Mr DUTHIE (Wilmot) .- The first thing I wish to say is that I support this clause. As the Attorney-General has said to-night, he has had to try to achieve a balanced judgment, a balanced decision, a balanced attitude and a balanced selection of the grounds for divorce that we should include in this uniform divorce law. We have to read paragraph (b) in conjunction with paragraph (k). When we do so we find that whereas the qualifying period of desertion in most of the States is three years, this paragraph will reduce the period to two years. But the provision in paragraph (k), conversely, increases the existing qualifying period in respect of failure to comply with a decree of restitution of conjugal rights, which is 21 days in New South Wales - the only State where that ground applies - to one year for all of Australia. So one existing qualifying period is reduced in one paragraph whilst in the other the existing qualifying period is increased. That is an example of the balanced attitude that the Attorney-General has tried to adopt.

The second thing I wish to say is that paragraph (b) deals with the human side of the breaking up of a marriage. We know that it is the woman who is usually the sufferer in a marriage which breaks up through wilful desertion, and we have to legislate to the best of our ability to ease the burden of suffering that lies on a woman and her children who have been deserted.

That brings me to the third point, which is that this provision will shorten the period of suffering of a deserted wife. As members of Parliament we deal with many cases in which we are asked to help deserted wives to obtain accommodation of some sort or some form of government assistance. Most of my colleagues in the Parliament have had case after case of this kind before them. Paragraph (b) will reduce by one year the period of economic instability and impoverishment through which a deserted wife will have to pass. I feel that that is desired by all reasonable people who wish to make some effort to help such women to newer and better lives.

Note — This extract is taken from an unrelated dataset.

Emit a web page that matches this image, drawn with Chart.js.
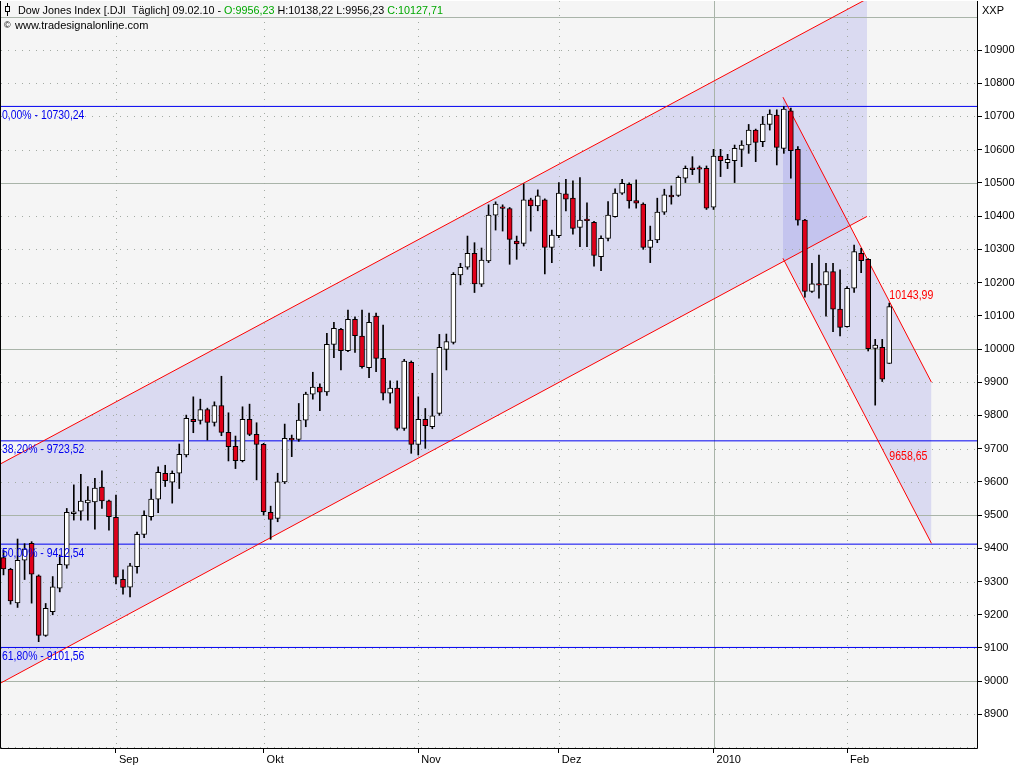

Finally, I wish to point out that there is one State in which the provision in paragraph (b) is already operating. That State is Tasmania, and I refuse to accept the statement of the honorable member that " for all all practical purposes " the qualifying term for the ground of wilful desertion in the six States is three years. Nothing of the sort! The period in Tasmania is two years. Some honorable members may think that because the qualifying period in Tasmania is only two years, we must have in that State a flood of divorce cases in our courts. But an official graph circulated to all honorable members illustrates the remarkable fact that in Tasmania we have the lowest divorce rate of any State - 49 divorces in every 100,000 marriages. The next most favorable rates are those in South Australia and Queensland, in both of which States there are 54 divorces to every 100,000 marriages. In New South Wales it is 75 to every 100,000. The graph, therefore, shows quite clearly that the State in which this twoyears' provision has already operated for years, has sustained no increase in its rate of divorces as a result, and I do not believe that this provision will increase the divorce rate when it operates on a federal basis. That is why I support the provision.